* _Written exercise_:
Write the lines out exactly as they stand, from the one containing "Recreate this image" through the one containing "ax.spines[side].set_color('#444444')", and only those. Omit pictures.

⁂

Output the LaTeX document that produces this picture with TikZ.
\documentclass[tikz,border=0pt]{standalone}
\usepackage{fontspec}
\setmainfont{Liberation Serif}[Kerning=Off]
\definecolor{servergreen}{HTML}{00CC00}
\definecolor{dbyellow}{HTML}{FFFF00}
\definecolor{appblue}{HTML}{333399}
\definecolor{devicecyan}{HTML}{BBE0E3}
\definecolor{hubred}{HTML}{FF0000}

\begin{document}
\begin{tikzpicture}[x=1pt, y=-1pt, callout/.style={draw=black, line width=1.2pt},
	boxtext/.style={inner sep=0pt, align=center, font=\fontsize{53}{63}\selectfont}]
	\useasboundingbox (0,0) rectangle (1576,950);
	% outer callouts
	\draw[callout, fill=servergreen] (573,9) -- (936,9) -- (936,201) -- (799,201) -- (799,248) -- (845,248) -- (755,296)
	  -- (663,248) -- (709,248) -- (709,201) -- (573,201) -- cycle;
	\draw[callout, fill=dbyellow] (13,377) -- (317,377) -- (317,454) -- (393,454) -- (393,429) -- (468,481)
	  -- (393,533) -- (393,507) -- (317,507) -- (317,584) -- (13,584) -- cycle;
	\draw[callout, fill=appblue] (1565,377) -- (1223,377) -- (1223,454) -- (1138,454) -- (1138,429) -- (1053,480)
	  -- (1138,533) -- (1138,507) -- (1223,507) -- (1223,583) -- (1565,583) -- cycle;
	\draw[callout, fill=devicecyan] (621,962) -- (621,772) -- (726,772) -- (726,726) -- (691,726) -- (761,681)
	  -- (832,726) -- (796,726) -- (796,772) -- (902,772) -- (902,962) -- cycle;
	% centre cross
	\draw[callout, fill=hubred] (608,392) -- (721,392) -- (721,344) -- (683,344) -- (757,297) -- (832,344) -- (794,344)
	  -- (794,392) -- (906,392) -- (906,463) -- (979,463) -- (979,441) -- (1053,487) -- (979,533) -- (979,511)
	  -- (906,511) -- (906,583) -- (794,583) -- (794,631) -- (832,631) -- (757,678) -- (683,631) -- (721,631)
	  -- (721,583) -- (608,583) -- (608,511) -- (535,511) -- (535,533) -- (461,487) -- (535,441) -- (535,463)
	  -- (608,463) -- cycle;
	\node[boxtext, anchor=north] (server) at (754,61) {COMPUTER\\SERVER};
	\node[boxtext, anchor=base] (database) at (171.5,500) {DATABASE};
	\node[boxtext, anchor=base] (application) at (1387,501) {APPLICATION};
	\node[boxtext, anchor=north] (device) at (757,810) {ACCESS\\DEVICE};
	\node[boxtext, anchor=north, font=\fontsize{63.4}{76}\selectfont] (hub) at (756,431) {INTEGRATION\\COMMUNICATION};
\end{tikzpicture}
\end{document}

⁂

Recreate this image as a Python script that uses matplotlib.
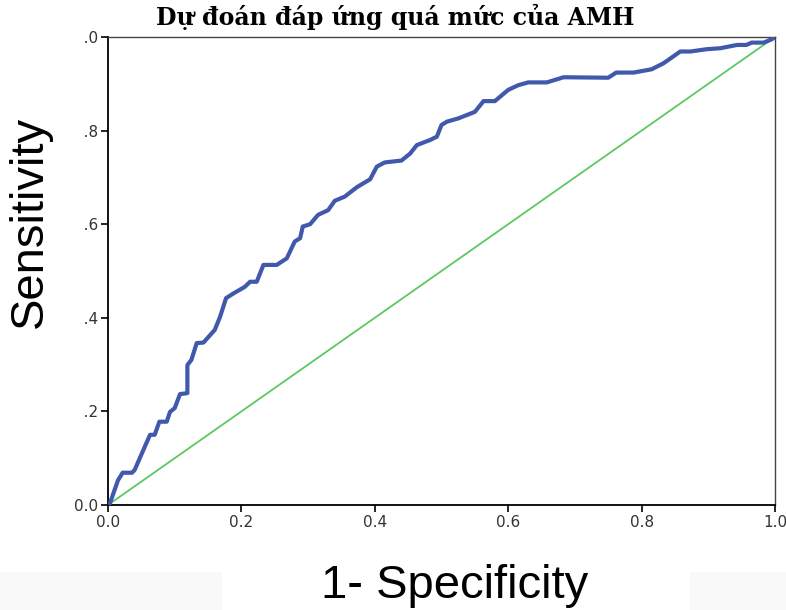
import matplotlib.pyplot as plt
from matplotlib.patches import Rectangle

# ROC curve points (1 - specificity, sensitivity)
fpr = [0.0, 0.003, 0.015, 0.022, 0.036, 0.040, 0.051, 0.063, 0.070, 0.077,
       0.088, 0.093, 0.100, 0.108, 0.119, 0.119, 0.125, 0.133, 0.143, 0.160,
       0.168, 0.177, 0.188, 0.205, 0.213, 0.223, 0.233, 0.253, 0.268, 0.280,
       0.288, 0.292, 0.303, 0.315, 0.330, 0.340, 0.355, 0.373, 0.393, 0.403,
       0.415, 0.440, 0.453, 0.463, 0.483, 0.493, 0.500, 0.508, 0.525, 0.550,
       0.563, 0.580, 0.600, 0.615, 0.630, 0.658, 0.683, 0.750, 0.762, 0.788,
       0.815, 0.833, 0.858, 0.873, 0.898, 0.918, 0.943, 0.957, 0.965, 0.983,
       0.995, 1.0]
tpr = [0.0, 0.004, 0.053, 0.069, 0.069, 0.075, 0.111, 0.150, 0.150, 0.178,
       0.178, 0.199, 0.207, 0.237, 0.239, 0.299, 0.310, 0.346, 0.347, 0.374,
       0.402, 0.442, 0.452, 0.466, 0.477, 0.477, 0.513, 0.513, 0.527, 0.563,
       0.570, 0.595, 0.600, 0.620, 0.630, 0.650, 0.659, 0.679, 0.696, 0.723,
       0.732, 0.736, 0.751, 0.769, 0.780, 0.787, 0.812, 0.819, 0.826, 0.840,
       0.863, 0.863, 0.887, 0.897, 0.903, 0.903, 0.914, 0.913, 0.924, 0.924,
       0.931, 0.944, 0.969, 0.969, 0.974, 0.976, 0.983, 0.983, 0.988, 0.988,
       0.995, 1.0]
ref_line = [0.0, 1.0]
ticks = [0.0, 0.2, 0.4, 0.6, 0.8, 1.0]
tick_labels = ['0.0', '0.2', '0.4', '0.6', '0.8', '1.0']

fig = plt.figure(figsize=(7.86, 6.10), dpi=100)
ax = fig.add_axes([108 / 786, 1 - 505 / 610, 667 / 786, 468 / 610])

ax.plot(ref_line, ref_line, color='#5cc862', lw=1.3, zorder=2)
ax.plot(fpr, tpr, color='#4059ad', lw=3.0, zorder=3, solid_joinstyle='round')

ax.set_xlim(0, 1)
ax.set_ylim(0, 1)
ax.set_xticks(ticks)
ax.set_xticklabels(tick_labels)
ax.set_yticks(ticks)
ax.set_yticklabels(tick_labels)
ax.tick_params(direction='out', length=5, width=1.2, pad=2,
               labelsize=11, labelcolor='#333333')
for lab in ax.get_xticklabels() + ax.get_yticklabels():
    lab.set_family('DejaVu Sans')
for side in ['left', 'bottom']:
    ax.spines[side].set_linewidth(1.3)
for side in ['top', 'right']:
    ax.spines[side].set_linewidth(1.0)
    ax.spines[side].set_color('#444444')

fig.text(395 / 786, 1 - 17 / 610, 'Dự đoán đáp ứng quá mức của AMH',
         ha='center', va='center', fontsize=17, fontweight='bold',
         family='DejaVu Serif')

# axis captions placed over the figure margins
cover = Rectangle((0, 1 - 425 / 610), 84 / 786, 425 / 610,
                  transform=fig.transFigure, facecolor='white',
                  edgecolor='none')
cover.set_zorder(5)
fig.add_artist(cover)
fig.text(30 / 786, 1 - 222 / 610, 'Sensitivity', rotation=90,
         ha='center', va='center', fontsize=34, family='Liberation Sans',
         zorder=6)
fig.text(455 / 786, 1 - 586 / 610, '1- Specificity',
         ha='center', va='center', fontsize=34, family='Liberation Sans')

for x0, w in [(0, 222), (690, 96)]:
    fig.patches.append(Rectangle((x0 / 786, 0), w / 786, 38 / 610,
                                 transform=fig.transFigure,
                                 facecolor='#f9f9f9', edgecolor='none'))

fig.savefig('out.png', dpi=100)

⁂

* _Written answer_:
Recreate this image as a Python script that uses matplotlib.
import matplotlib.pyplot as plt
from matplotlib.patches import Rectangle

# ROC curve points (1 - specificity, sensitivity)
fpr = [0.0, 0.003, 0.015, 0.022, 0.036, 0.040, 0.051, 0.063, 0.070, 0.077,
       0.088, 0.093, 0.100, 0.108, 0.119, 0.119, 0.125, 0.133, 0.143, 0.160,
       0.168, 0.177, 0.188, 0.205, 0.213, 0.223, 0.233, 0.253, 0.268, 0.280,
       0.288, 0.292, 0.303, 0.315, 0.330, 0.340, 0.355, 0.373, 0.393, 0.403,
       0.415, 0.440, 0.453, 0.463, 0.483, 0.493, 0.500, 0.508, 0.525, 0.550,
       0.563, 0.580, 0.600, 0.615, 0.630, 0.658, 0.683, 0.750, 0.762, 0.788,
       0.815, 0.833, 0.858, 0.873, 0.898, 0.918, 0.943, 0.957, 0.965, 0.983,
       0.995, 1.0]
tpr = [0.0, 0.004, 0.053, 0.069, 0.069, 0.075, 0.111, 0.150, 0.150, 0.178,
       0.178, 0.199, 0.207, 0.237, 0.239, 0.299, 0.310, 0.346, 0.347, 0.374,
       0.402, 0.442, 0.452, 0.466, 0.477, 0.477, 0.513, 0.513, 0.527, 0.563,
       0.570, 0.595, 0.600, 0.620, 0.630, 0.650, 0.659, 0.679, 0.696, 0.723,
       0.732, 0.736, 0.751, 0.769, 0.780, 0.787, 0.812, 0.819, 0.826, 0.840,
       0.863, 0.863, 0.887, 0.897, 0.903, 0.903, 0.914, 0.913, 0.924, 0.924,
       0.931, 0.944, 0.969, 0.969, 0.974, 0.976, 0.983, 0.983, 0.988, 0.988,
       0.995, 1.0]
ref_line = [0.0, 1.0]
ticks = [0.0, 0.2, 0.4, 0.6, 0.8, 1.0]
tick_labels = ['0.0', '0.2', '0.4', '0.6', '0.8', '1.0']

fig = plt.figure(figsize=(7.86, 6.10), dpi=100)
ax = fig.add_axes([108 / 786, 1 - 505 / 610, 667 / 786, 468 / 610])

ax.plot(ref_line, ref_line, color='#5cc862', lw=1.3, zorder=2)
ax.plot(fpr, tpr, color='#4059ad', lw=3.0, zorder=3, solid_joinstyle='round')

ax.set_xlim(0, 1)
ax.set_ylim(0, 1)
ax.set_xticks(ticks)
ax.set_xticklabels(tick_labels)
ax.set_yticks(ticks)
ax.set_yticklabels(tick_labels)
ax.tick_params(direction='out', length=5, width=1.2, pad=2,
               labelsize=11, labelcolor='#333333')
for lab in ax.get_xticklabels() + ax.get_yticklabels():
    lab.set_family('DejaVu Sans')
for side in ['left', 'bottom']:
    ax.spines[side].set_linewidth(1.3)
for side in ['top', 'right']:
    ax.spines[side].set_linewidth(1.0)
    ax.spines[side].set_color('#444444')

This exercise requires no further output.